O stanowisko w tej sprawie DGP zapytał Biuro Bezpieczeństwa Narodowego, które podlega bezpośrednio prezydentowi i nadzoruje sprawy związane z podwyżkami. – Rząd musi określić, na jaką wysokość tego wskaźnika pozwala budżet państwa. Jeśli to zrobi, to prezydent niezwłocznie wyda w tej sprawie rozporządzenie – informuje generał Stanisław Koziej, szef Biura Bezpieczeństwa Narodowego.
Nie dzielimy po równo
Wzrost wskaźnika to dopiero początek drogi do podwyżek. Ta decyzja rozpocznie dyskusję dotyczącą sposobu podziału środków. Poprzednia podwyżka – w 2012 r. – była przez wielu ekspertów krytykowana, gdyż każdy żołnierz bez względu na stopień otrzymał po 300 zł dodatku miesięcznego.
– Takie rozwiązanie jest niedopuszczalne, bo działa demotywująco. Żołnierze nie chcą awansować na kolejne stopnie, jeśli różnica w zarobkach jest niewielka. Nawet szef MON przyznał w rozmowie z naszym przedstawicielstwem, że taka sama podwyżka dla wszystkich prowadziłaby do jeszcze większego spłaszczenia zarobków szeregowych i podoficerów – wskazuje płk Marian Babuśka.
– Proponujemy więc, aby na przyszłych podwyżkach najwięcej zyskali podoficerowie i oficerowie. Przy czym znaczny wzrost uposażeń nie musiałby obejmować generałów, którzy i tak dobrze zarabiają – kwituje.

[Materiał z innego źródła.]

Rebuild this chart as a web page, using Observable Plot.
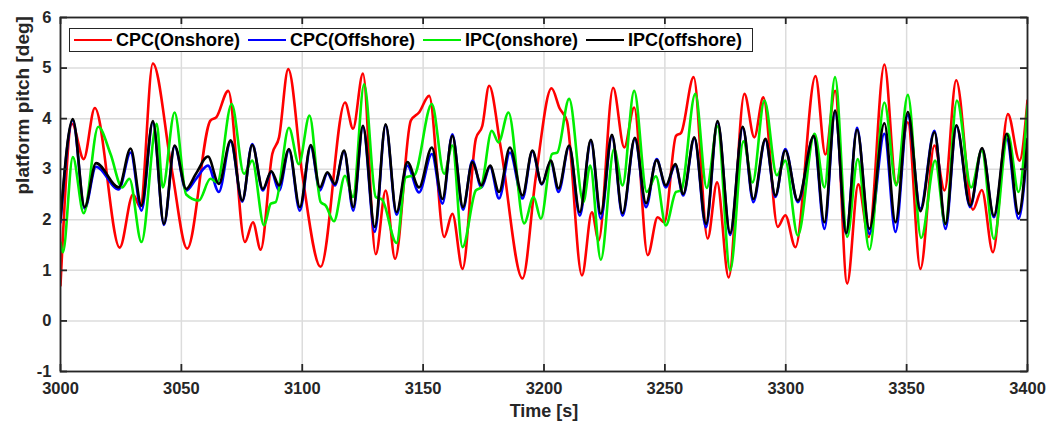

Nieco inaczej na podział środków spoglądają eksperci.
– MON powinien przyznać podwyżki głównie żołnierzom służącym w korpusie szeregowych i podoficerów. To właśnie ta grupa żyje poniżej progu minimum socjalnego – przekonuje generał Roman Polko, były dowódca GROM.
Jego zdaniem kadra dowódcza powinna zrozumieć, że w pierwszej kolejności na podwyżki powinni liczyć najsłabiej zarabiający.
– Nie można ich marginalizować tylko dlatego, że na przyjęcie do armii czeka rzesza ochotników – dodaje.